Edit: In case it helps I can give a concrete example of the vector fields I'm working with when $n=3$. $X^1 = (-m(x_1,x_2,x_3),1, 0), \; X^2 = (-n(x_1,x_2,x_3),0,1)$. Here the smooth functions $m$ and $n$ are strictly positive everywhere on $M$ and bounded away from zero and $\infty$ on every compact subset of $M$. I also simply impose the condition $[X^1,X^2] = mn_1 - nm_1 -n_2 +m_3 = 0$. Note that the normal field is $N_{(x_1,x_2,x_3)} = (1,m(x_1,x_2,x_3),n(x_1,x_2,x_3)) \gg 0$.
Further clarification: Assumptions on m are, for each fixed $x_2,x_3$ that $\lim_{x \rightarrow \infty}m(x,x_2,x_3) = 0, \lim_{x \rightarrow 0}m(x,x_2,x_3) = \infty$. A similar assumption holds for $n$; i.e. for each fixed $x_1,x_3$ $\lim_{x \rightarrow \infty}n(x_1,x,x_3) = 0, \lim_{x \rightarrow 0}n(x_1,x,x_3) = \infty$.
I will try the case $n=2$. Consider a field of directions on $(0,\infty)^2$, with the field of normals $n(x,y) = (n_1(x,y), n_2(x,y))\ $, $n_1\ge 0$, $n_2>0$.
The leafs of the foliations will be the graphs of functions $y = \phi(x)$ solutions of the differential equation
$$a_1 dx + a_2 dy = 0$$ or $$\frac{dy}{dx} = -\frac{a_1(x,y)}{a_2(x,y)}$$
(in the case $n=2$, we get an ordinary differential equation, so there are no integrability conditions)
The graphs of different solutions will be the leaves of the foliation.
Note that to get a solution we fix $x_0$, $y_0>0$ and consider the solution that satisfies furthermore $\phi(x_0) = y_0$. Now, there are in fact $\infty^1$, and not $\infty^2$ such solutions, since for all pairs $(x^*, y^*)$ on the graph of one, we get the same one. In other words, the family of solutions ( of leaves if you want) depends on $1$ parameter ( something that they tell you in ODE class while hand-waving). However, globally labelling such solutions could be tricky.

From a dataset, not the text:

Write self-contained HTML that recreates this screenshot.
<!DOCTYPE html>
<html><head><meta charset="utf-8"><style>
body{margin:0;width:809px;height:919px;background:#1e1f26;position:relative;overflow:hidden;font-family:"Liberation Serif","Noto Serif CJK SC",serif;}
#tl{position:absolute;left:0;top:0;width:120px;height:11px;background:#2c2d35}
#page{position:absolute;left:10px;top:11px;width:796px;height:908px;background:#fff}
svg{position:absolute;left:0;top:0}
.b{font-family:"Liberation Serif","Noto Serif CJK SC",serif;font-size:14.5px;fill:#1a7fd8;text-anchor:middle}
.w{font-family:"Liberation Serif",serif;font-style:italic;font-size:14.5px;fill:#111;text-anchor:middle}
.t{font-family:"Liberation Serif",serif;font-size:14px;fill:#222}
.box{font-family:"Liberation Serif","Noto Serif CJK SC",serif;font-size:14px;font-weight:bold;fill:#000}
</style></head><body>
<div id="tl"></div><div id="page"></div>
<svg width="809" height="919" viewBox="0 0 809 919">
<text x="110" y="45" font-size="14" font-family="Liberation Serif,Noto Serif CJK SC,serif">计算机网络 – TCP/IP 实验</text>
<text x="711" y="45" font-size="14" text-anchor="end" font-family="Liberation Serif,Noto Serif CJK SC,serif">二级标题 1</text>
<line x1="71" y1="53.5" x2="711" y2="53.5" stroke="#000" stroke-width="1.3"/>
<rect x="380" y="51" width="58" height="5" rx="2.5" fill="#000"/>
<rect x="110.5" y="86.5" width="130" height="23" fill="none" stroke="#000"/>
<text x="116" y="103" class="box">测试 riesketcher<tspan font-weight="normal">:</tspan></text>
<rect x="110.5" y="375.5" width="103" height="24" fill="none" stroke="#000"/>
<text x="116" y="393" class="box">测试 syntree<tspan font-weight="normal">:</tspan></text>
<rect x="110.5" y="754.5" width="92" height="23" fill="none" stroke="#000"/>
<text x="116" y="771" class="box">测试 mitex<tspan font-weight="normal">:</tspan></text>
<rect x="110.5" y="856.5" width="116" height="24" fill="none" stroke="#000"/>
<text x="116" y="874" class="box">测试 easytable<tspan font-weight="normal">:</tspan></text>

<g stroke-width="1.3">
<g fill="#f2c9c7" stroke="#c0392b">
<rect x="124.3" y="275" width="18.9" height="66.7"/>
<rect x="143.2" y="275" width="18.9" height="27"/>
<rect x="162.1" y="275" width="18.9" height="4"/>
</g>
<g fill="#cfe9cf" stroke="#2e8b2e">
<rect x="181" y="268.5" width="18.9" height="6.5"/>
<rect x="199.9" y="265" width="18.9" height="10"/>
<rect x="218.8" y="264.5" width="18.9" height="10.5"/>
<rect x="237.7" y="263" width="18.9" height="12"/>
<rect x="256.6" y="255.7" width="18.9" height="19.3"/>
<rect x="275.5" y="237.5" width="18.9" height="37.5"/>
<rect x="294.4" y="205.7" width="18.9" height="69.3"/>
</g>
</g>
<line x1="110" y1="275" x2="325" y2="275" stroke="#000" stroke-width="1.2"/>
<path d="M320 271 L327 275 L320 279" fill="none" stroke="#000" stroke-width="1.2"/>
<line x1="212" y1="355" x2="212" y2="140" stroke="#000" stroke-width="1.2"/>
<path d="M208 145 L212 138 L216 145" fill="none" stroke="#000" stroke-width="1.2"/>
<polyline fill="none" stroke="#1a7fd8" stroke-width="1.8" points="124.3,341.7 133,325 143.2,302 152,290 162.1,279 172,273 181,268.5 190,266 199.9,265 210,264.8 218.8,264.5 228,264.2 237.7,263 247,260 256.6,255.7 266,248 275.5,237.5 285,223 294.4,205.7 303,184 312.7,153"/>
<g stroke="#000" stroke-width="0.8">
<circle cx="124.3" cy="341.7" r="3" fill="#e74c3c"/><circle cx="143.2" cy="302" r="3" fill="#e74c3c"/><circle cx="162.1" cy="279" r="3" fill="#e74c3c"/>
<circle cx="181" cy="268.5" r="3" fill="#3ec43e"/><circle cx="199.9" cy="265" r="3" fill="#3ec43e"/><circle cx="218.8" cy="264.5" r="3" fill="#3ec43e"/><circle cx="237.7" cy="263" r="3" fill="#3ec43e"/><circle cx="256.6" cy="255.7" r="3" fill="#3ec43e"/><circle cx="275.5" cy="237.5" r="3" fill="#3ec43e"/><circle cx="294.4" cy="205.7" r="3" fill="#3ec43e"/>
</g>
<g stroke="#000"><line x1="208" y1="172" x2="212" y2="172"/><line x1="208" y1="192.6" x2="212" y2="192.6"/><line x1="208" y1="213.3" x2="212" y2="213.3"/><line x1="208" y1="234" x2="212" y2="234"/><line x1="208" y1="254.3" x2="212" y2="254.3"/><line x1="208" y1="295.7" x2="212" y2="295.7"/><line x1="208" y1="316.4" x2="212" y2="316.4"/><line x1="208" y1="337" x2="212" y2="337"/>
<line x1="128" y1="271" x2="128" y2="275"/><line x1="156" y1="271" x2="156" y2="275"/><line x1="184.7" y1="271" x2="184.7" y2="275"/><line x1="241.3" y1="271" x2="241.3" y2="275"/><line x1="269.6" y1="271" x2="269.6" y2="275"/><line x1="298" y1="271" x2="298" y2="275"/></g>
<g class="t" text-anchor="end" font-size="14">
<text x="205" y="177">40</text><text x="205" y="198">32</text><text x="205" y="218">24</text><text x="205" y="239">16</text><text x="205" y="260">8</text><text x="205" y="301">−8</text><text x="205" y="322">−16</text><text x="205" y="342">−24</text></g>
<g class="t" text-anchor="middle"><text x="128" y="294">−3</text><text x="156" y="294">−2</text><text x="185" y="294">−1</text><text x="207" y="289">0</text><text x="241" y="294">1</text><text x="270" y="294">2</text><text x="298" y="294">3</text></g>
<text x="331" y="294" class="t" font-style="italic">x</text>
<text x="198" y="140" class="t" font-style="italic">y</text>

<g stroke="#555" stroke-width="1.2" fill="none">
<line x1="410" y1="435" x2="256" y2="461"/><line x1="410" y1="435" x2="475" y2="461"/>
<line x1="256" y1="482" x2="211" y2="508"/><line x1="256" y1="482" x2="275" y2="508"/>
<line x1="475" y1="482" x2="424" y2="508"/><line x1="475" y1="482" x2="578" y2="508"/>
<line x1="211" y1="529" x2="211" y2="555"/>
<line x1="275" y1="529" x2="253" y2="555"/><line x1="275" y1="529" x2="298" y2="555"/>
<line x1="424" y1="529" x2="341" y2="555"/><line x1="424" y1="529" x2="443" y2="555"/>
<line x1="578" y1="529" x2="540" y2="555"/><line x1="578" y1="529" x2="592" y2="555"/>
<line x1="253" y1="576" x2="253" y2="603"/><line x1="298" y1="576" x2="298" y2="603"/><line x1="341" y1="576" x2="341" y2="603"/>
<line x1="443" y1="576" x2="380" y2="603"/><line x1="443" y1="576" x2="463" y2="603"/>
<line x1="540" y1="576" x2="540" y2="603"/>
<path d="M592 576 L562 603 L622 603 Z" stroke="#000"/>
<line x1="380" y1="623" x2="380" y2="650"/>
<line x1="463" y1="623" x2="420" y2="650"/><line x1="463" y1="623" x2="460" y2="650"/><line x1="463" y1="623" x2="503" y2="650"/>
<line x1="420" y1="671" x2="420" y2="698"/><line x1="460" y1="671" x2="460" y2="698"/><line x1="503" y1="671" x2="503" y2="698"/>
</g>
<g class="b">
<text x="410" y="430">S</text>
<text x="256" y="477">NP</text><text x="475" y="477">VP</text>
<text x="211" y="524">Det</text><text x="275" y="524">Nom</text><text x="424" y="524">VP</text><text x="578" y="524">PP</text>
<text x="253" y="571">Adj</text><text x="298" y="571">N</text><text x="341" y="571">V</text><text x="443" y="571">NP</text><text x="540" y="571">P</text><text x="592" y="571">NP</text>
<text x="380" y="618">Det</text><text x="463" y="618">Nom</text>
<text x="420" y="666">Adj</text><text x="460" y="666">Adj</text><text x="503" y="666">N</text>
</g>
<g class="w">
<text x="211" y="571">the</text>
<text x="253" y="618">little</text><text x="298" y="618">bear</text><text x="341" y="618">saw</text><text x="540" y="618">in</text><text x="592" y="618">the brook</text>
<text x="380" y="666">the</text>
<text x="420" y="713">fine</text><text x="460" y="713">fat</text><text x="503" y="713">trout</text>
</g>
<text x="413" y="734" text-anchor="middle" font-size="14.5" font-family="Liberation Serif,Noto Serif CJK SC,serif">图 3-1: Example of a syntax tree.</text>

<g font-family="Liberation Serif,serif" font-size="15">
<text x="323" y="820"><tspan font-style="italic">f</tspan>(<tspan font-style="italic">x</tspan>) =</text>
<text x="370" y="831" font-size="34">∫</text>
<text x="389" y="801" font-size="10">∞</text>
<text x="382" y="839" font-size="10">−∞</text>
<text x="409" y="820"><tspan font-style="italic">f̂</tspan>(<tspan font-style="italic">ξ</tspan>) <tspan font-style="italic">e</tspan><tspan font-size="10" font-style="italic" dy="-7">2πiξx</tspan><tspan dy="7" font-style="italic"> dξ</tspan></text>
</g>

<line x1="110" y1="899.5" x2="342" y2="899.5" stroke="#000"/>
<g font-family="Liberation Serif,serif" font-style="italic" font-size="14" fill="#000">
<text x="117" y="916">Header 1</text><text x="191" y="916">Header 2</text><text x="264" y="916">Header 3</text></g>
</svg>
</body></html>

To label the solutions( leaves), find a transversal curve $t\mapsto (\psi_1(t), \psi_2(t))$ that intersects each leaf in exactly one point. This has to work globally. (Foliations are tricky...). Now I think we could consider the transversal $t \mapsto (t, t)$. In this way we'll get a function $f\colon (0, \infty)^2$ with the leaves the level curves. The description of the function is this:
for every $(x_0, y_0)$, the solution of the Cauchy problem $$\frac{dy}{dx} = - \frac{n_1(x,y)}{n_2(x,y)}, \ y(x_0) = x_0 $$
has a unique fixed point $t = t(x_0, y_0)$. We take $f(x_0, y_0) = t$.
Notes:
We see that in this case every level set is a leaf so connected. This is a nice situation, where leaves can be labeled "linearly". However, you can start with a submersion $f$, but whose level sets are not connected. Now, look only at the distribution of hyperplanes, and so at the foliation. All is good, integrable, but trying to write each leaf separately as a level set would be a problem.
The case of general $n$ : the Frobenius integrability condition ensure that the solution of the Cauchy-Frobenius problem
$$\frac{\partial y}{\partial x_i} = - \frac{a_i(x', y)}{a_n(x',y)}$$ exists locally. Extend it all the way and get the graphs as the leaves of the foliations. Again, we have to label them. Each of the leaves will intersect the diagonal $(t, t, \ldots, t)$ in exactly one point. Now the function $f(x_{01}, \ldots, x_{0n-1}, x_{0n})$ is as follows: the solution $y_{(x'_0, x_{0,n})}$ of
$$\frac{\partial y}{\partial x_i} = -\frac{a_i(x',y)}{a_n(x',y)} \ \ , y(x'_0) = x_{0n}$$ has a unique "fixed point" $(t,t\ldots, t)$. Define $f((x'_0, x_{0n})=t$.